После этого, помнится, было не записанное мною «До свидания», и разговор на этом кончился.
А вот восстановленный Симоновым по памяти пропуск в этой записи, — сталинская реплика, которую он тогда не записал, как он говорит, «из соображений такта»:
С записью разговора все могло случиться, вдруг мне придется ее кому-то показать, хотя в принципе я этого не собирался делать, но все-таки могло случиться. А Сталин в начале разговора, сказав, что он прочел мою пьесу, довольно раздраженно добавил:
— Только вчера получил и прочел, полгода не сообщали, что она там у них лежит, и вообще... — тут он остановился, видимо, решив не продолжать эту тему...
О том, почему Жданов не передал симоновскую пьесу Сталину, можно было только гадать.
Может быть, у него были на этот счет какие-то свои расчеты и соображения. А может быть, ему просто было не до того.
Положение его в то время было уже шаткое, да и умер он, деликатно выражаясь, при невыясненных обстоятельствах.
Но теперь, после звонка Сталина, не только одобрившего пьесу, но и выступившего в привычной своей роли «соавтора», все это не имело уже никакого значения.
Переписать финал в духе сталинских указаний Симонову было нетрудно. Он сделал это за один день.
И тут события приняли новый, на этот раз уже не драматический, а комический оборот.
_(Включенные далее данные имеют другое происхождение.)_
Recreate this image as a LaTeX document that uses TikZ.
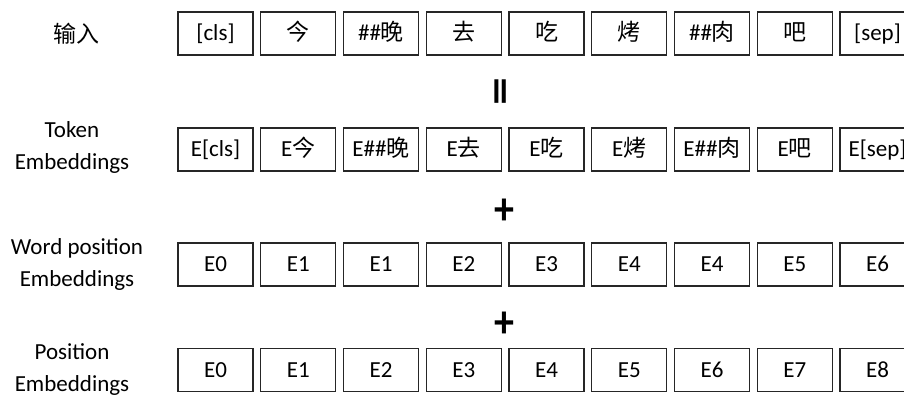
\documentclass[tikz,border=0pt]{standalone}
\usepackage{fontspec}
\setmainfont{Carlito}
\newfontfamily\cjk{Noto Sans CJK SC}
\begin{document}
\begin{tikzpicture}[x=1pt,y=-1pt,
  tok/.style={draw=black!85, line width=1.2pt, minimum width=75pt, minimum height=43pt, inner sep=0pt, text height=17pt, text depth=3pt, font=\fontsize{23}{26}\selectfont},
  lbl/.style={align=center, font=\fontsize{23}{32}\selectfont},
  op/.style={inner sep=0pt, font=\fontsize{40}{40}\selectfont\bfseries}]
\clip (0,0) rectangle (904,394);
\foreach \t [count=\i] in {[cls],{\cjk 今},{\#\#\cjk 晚},{\cjk 去},{\cjk 吃},{\cjk 烤},{\#\#\cjk 肉},{\cjk 吧},[sep]}
  \node[tok] (a\i) at ({215.5+(\i-1)*82.75},33.5) {\t};
\foreach \t [count=\i] in {E[cls],{E\cjk 今},{E\#\#\cjk 晚},{E\cjk 去},{E\cjk 吃},{E\cjk 烤},{E\#\#\cjk 肉},{E\cjk 吧},E[sep]}
  \node[tok] (b\i) at ({215.5+(\i-1)*82.75},149.5) {\t};
\foreach \t [count=\i] in {E0,E1,E1,E2,E3,E4,E4,E5,E6}
  \node[tok] (c\i) at ({215.5+(\i-1)*82.75},264.5) {\t};
\foreach \t [count=\i] in {E0,E1,E2,E3,E4,E5,E6,E7,E8}
  \node[tok] (d\i) at ({215.5+(\i-1)*82.75},370) {\t};
\node[lbl] (la) at (76,34) {\cjk 输入};
\node[lbl] (lb) at (72,147) {Token\\Embeddings};
\node[lbl] (lc) at (77,264) {Word position\\Embeddings};
\node[lbl] (ld) at (72,370) {Position\\Embeddings};
\node[op, rotate=90, xscale=1.4, yscale=1.1] (eq) at (505,92) {=};
\node[op, yscale=1.15] (p1) at (504,212) {+};
\node[op, yscale=1.15] (p2) at (504,325) {+};
\end{tikzpicture}
\end{document}
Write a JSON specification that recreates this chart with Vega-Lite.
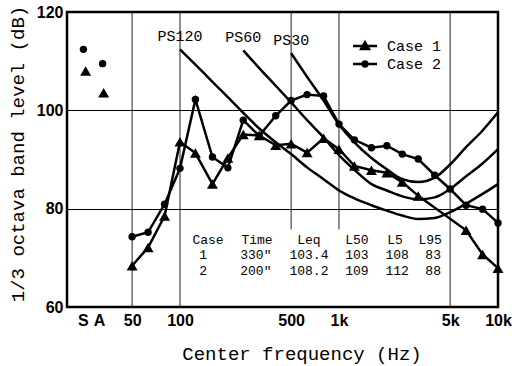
{
  "$schema": "https://vega.github.io/schema/vega-lite/v6.json",
  "width": 431,
  "height": 295,
  "autosize": "none",
  "padding": {"left": 67, "top": 12, "right": 14, "bottom": 59},
  "background": "white",
  "config": {
    "view": {"stroke": "black", "strokeWidth": 2.5},
    "font": "Liberation Sans"
  },
  "datasets": {
    "cases": [
      {"series": "Case 1", "freq": 50, "level": 68.4},
      {"series": "Case 1", "freq": 63, "level": 72.1},
      {"series": "Case 1", "freq": 80, "level": 78.5},
      {"series": "Case 1", "freq": 100, "level": 93.6},
      {"series": "Case 1", "freq": 125, "level": 91.3},
      {"series": "Case 1", "freq": 160, "level": 85.0},
      {"series": "Case 1", "freq": 200, "level": 90.3},
      {"series": "Case 1", "freq": 250, "level": 95.1},
      {"series": "Case 1", "freq": 315, "level": 94.9},
      {"series": "Case 1", "freq": 400, "level": 92.9},
      {"series": "Case 1", "freq": 500, "level": 93.2},
      {"series": "Case 1", "freq": 630, "level": 91.4},
      {"series": "Case 1", "freq": 800, "level": 94.3},
      {"series": "Case 1", "freq": 1000, "level": 92.1},
      {"series": "Case 1", "freq": 1250, "level": 88.7},
      {"series": "Case 1", "freq": 1600, "level": 87.8},
      {"series": "Case 1", "freq": 2000, "level": 87.3},
      {"series": "Case 1", "freq": 2500, "level": 85.4},
      {"series": "Case 1", "freq": 3150, "level": 82.6},
      {"series": "Case 1", "freq": 6300, "level": 75.6},
      {"series": "Case 1", "freq": 8000, "level": 70.7},
      {"series": "Case 1", "freq": 10000, "level": 67.9},
      {"series": "Case 2", "freq": 50, "level": 74.3},
      {"series": "Case 2", "freq": 63, "level": 75.2},
      {"series": "Case 2", "freq": 80, "level": 80.9},
      {"series": "Case 2", "freq": 100, "level": 88.2},
      {"series": "Case 2", "freq": 125, "level": 102.2},
      {"series": "Case 2", "freq": 160, "level": 90.5},
      {"series": "Case 2", "freq": 200, "level": 88.3},
      {"series": "Case 2", "freq": 250, "level": 98.0},
      {"series": "Case 2", "freq": 315, "level": 94.8},
      {"series": "Case 2", "freq": 400, "level": 98.9},
      {"series": "Case 2", "freq": 500, "level": 102.0},
      {"series": "Case 2", "freq": 630, "level": 103.2},
      {"series": "Case 2", "freq": 800, "level": 102.9},
      {"series": "Case 2", "freq": 1000, "level": 97.2},
      {"series": "Case 2", "freq": 1250, "level": 94.0},
      {"series": "Case 2", "freq": 1600, "level": 92.4},
      {"series": "Case 2", "freq": 2000, "level": 92.8},
      {"series": "Case 2", "freq": 2500, "level": 91.1},
      {"series": "Case 2", "freq": 3150, "level": 90.1},
      {"series": "Case 2", "freq": 4000, "level": 86.8},
      {"series": "Case 2", "freq": 5000, "level": 84.0},
      {"series": "Case 2", "freq": 6300, "level": 80.7},
      {"series": "Case 2", "freq": 8000, "level": 79.9},
      {"series": "Case 2", "freq": 10000, "level": 77.1}
    ],
    "overall": [
      {"series": "Case 2", "band": "S", "freq": 24.7, "level": 112.4},
      {"series": "Case 1", "band": "S", "freq": 25.5, "level": 108.0},
      {"series": "Case 2", "band": "A", "freq": 32.6, "level": 109.5},
      {"series": "Case 1", "band": "A", "freq": 33.1, "level": 103.6}
    ],
    "ps": [
      {"curve": "PS120", "freq": 100, "level": 112.4},
      {"curve": "PS120", "freq": 125, "level": 109.3},
      {"curve": "PS120", "freq": 160, "level": 105.8},
      {"curve": "PS120", "freq": 200, "level": 102.7},
      {"curve": "PS120", "freq": 250, "level": 99.5},
      {"curve": "PS120", "freq": 315, "level": 96.3},
      {"curve": "PS120", "freq": 400, "level": 93.5},
      {"curve": "PS120", "freq": 500, "level": 91.1},
      {"curve": "PS120", "freq": 630, "level": 88.4},
      {"curve": "PS120", "freq": 800, "level": 86.0},
      {"curve": "PS120", "freq": 1000, "level": 83.7},
      {"curve": "PS120", "freq": 1250, "level": 82.1},
      {"curve": "PS120", "freq": 1600, "level": 80.7},
      {"curve": "PS120", "freq": 2000, "level": 79.6},
      {"curve": "PS120", "freq": 2500, "level": 78.6},
      {"curve": "PS120", "freq": 3150, "level": 77.9},
      {"curve": "PS120", "freq": 4000, "level": 78.1},
      {"curve": "PS120", "freq": 5000, "level": 79.3},
      {"curve": "PS120", "freq": 6300, "level": 81.0},
      {"curve": "PS120", "freq": 8000, "level": 83.0},
      {"curve": "PS120", "freq": 10000, "level": 85.0},
      {"curve": "PS60", "freq": 250, "level": 112.2},
      {"curve": "PS60", "freq": 315, "level": 108.6},
      {"curve": "PS60", "freq": 400, "level": 105.0},
      {"curve": "PS60", "freq": 500, "level": 101.6},
      {"curve": "PS60", "freq": 630, "level": 98.0},
      {"curve": "PS60", "freq": 800, "level": 94.5},
      {"curve": "PS60", "freq": 1000, "level": 90.9},
      {"curve": "PS60", "freq": 1250, "level": 87.9},
      {"curve": "PS60", "freq": 1600, "level": 85.0},
      {"curve": "PS60", "freq": 2000, "level": 83.7},
      {"curve": "PS60", "freq": 2500, "level": 82.5},
      {"curve": "PS60", "freq": 3150, "level": 81.9},
      {"curve": "PS60", "freq": 4000, "level": 82.3},
      {"curve": "PS60", "freq": 5000, "level": 84.0},
      {"curve": "PS60", "freq": 6300, "level": 86.6},
      {"curve": "PS60", "freq": 8000, "level": 89.2},
      {"curve": "PS60", "freq": 10000, "level": 92.1},
      {"curve": "PS30", "freq": 500, "level": 111.6},
      {"curve": "PS30", "freq": 630, "level": 106.8},
      {"curve": "PS30", "freq": 800, "level": 102.0},
      {"curve": "PS30", "freq": 1000, "level": 97.1},
      {"curve": "PS30", "freq": 1250, "level": 93.5},
      {"curve": "PS30", "freq": 1600, "level": 90.3},
      {"curve": "PS30", "freq": 2000, "level": 88.0},
      {"curve": "PS30", "freq": 2500, "level": 86.0},
      {"curve": "PS30", "freq": 3150, "level": 85.4},
      {"curve": "PS30", "freq": 4000, "level": 86.3},
      {"curve": "PS30", "freq": 5000, "level": 89.0},
      {"curve": "PS30", "freq": 6300, "level": 92.5},
      {"curve": "PS30", "freq": 8000, "level": 95.9},
      {"curve": "PS30", "freq": 10000, "level": 99.6}
    ],
    "grid": [
      {"freq": 50, "lo": 60, "hi": 120},
      {"freq": 100, "lo": 60, "hi": 120},
      {"freq": 500, "lo": 75.8, "hi": 120},
      {"freq": 1000, "lo": 75.8, "hi": 120},
      {"freq": 5000, "lo": 60, "hi": 120}
    ],
    "table": [
      {"cell": "Case", "freq": 150, "level": 73.7},
      {"cell": "1", "freq": 140, "level": 70.5},
      {"cell": "2", "freq": 140, "level": 67.3},
      {"cell": "Time", "freq": 305, "level": 73.7},
      {"cell": "330\"", "freq": 300, "level": 70.5},
      {"cell": "200\"", "freq": 300, "level": 67.3},
      {"cell": "Leq", "freq": 647, "level": 73.7},
      {"cell": "103.4", "freq": 647, "level": 70.5},
      {"cell": "108.2", "freq": 647, "level": 67.3},
      {"cell": "L50", "freq": 1297, "level": 73.7},
      {"cell": "103", "freq": 1297, "level": 70.5},
      {"cell": "109", "freq": 1297, "level": 67.3},
      {"cell": "L5", "freq": 2250, "level": 73.7},
      {"cell": "108", "freq": 2320, "level": 70.5},
      {"cell": "112", "freq": 2320, "level": 67.3},
      {"cell": "L95", "freq": 3740, "level": 73.7},
      {"cell": "83", "freq": 3910, "level": 70.5},
      {"cell": "88", "freq": 3910, "level": 67.3}
    ]
  },
  "encoding": {
    "x": {
      "field": "freq",
      "type": "quantitative",
      "scale": {"type": "log", "domain": [19.47, 10000], "nice": false},
      "axis": {
        "values": [24.5, 31, 50, 100, 500, 1000, 5000, 10000],
        "labelExpr": "datum.value < 28 ? 'S' : datum.value < 40 ? 'A' : datum.value >= 1000 ? (datum.value / 1000) + 'k' : '' + datum.value",
        "grid": false,
        "ticks": false,
        "domain": false,
        "labelFont": "Liberation Sans",
        "labelFontWeight": "bold",
        "labelFontSize": 16,
        "labelColor": "black",
        "labelPadding": 5,
        "labelFlush": false,
        "labelOverlap": false,
        "title": "Center frequency (Hz)",
        "titleFont": "Liberation Mono",
        "titleFontSize": 19,
        "titleFontWeight": "normal",
        "titleColor": "black",
        "titleX": 234.5,
        "titleY": 46,
        "titleBaseline": "middle",
        "titleAlign": "center"
      }
    },
    "y": {
      "field": "level",
      "type": "quantitative",
      "scale": {"domain": [60, 120], "nice": false, "zero": false},
      "axis": {
        "values": [60, 80, 100, 120],
        "grid": true,
        "gridColor": "black",
        "gridWidth": 1,
        "gridOpacity": 1,
        "ticks": false,
        "domain": false,
        "labelFont": "Liberation Sans",
        "labelFontWeight": "bold",
        "labelFontSize": 16,
        "labelColor": "black",
        "labelPadding": 4,
        "title": "1/3 octava band level (dB)",
        "titleFont": "Liberation Mono",
        "titleFontSize": 19,
        "titleFontWeight": "normal",
        "titleColor": "black",
        "titleAngle": -90,
        "titleX": -50,
        "titleY": 141.5,
        "titleBaseline": "middle",
        "titleAlign": "center"
      }
    }
  },
  "layer": [
    {
      "data": {"name": "grid"},
      "mark": {"type": "rule", "color": "#222222", "strokeWidth": 1},
      "encoding": {
        "y": {"field": "lo", "type": "quantitative"},
        "y2": {"field": "hi"}
      }
    },
    {
      "data": {"name": "ps"},
      "mark": {"type": "line", "color": "black", "strokeWidth": 2.5, "interpolate": "monotone"},
      "encoding": {"detail": {"field": "curve", "type": "nominal"}}
    },
    {
      "data": {"name": "ps"},
      "transform": [
        {"joinaggregate": [{"op": "min", "field": "freq", "as": "f0"}], "groupby": ["curve"]},
        {"filter": "datum.freq === datum.f0"}
      ],
      "mark": {"type": "text", "font": "Liberation Mono", "fontSize": 15, "color": "black", "dy": -13, "baseline": "middle", "align": "center"},
      "encoding": {"text": {"field": "curve", "type": "nominal"}}
    },
    {
      "data": {"name": "cases"},
      "mark": {"type": "line", "color": "black", "strokeWidth": 2.5},
      "encoding": {"detail": {"field": "series", "type": "nominal"}}
    },
    {
      "data": {"name": "cases"},
      "mark": {"type": "point", "filled": true, "color": "black", "opacity": 1, "strokeWidth": 0},
      "encoding": {
        "shape": {"condition": {"test": "datum.series === 'Case 1'", "value": "triangle-up"}, "value": "circle"},
        "size": {"condition": {"test": "datum.series === 'Case 1'", "value": 120}, "value": 55}
      }
    },
    {
      "data": {"name": "overall"},
      "mark": {"type": "point", "filled": true, "color": "black", "opacity": 1, "strokeWidth": 0},
      "encoding": {
        "shape": {"condition": {"test": "datum.series === 'Case 1'", "value": "triangle-up"}, "value": "circle"},
        "size": {"condition": {"test": "datum.series === 'Case 1'", "value": 120}, "value": 55}
      }
    },
    {
      "data": {"name": "cases"},
      "mark": {"type": "point", "filled": true, "color": "black", "opacity": 0, "size": 10},
      "encoding": {
        "shape": {
          "field": "series",
          "type": "nominal",
          "scale": {
            "domain": ["Case 1", "Case 2"],
            "range": [
              "M-1.2,-0.12H1.2V0.12H-1.2Z M0,-0.62L0.6,0.42H-0.6Z",
              "M-1.2,-0.12H1.2V0.12H-1.2Z M-0.38,0A0.38,0.38 0 1,1 0.38,0A0.38,0.38 0 1,1 -0.38,0Z"
            ]
          },
          "legend": {
            "orient": "none",
            "legendX": 288,
            "legendY": 24,
            "title": null,
            "padding": 0,
            "rowPadding": 0,
            "symbolSize": 400,
            "symbolOpacity": 1,
            "symbolFillColor": "black",
            "symbolStrokeColor": "black",
            "symbolStrokeWidth": 0,
            "labelFont": "Liberation Mono",
            "labelFontSize": 15,
            "labelColor": "black",
            "labelOffset": 12
          }
        }
      }
    },
    {
      "data": {"name": "table"},
      "mark": {"type": "text", "font": "Liberation Mono", "fontSize": 13, "baseline": "middle", "align": "center", "color": "black"},
      "encoding": {"text": {"field": "cell", "type": "nominal"}}
    }
  ]
}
Пьеса была выдвинута на Сталинскую премию.
Все произведения, выдвинутые на соискание премии, обсуждались на специальном заседании Комитета по Сталинским премиям. Но перед заседанием комитета предстояло еще одно обсуждение — на Секретариате Союза писателей.
Трудно было предположить, что на этом обсуждении у новой симоновской пьесы найдутся противники. Однако — таковые нашлись.
Некоторые из участников обсуждения резко и определенно высказались против выдвижения ее на премию. Они подвергли ее сокрушительной критике.
Комизм этой ситуации состоял в том, что совершенно неприемлемым в пьесе этим ораторам представлялся ее финал. Тот самый финал, который был навязан Симонову Сталиным.
Вообще-то слово «навязан» тут не совсем годится, потому что Симонову это предложение Сталина как раз пришлось по душе. Он и сам не хотел, чтобы пьеса завершалась наказанием или — еще того хуже — казнью (хотя бы даже всего лишь гражданской казнью) его героя.
Но выступавшие на обсуждении члены секретариата хотели как раз этого.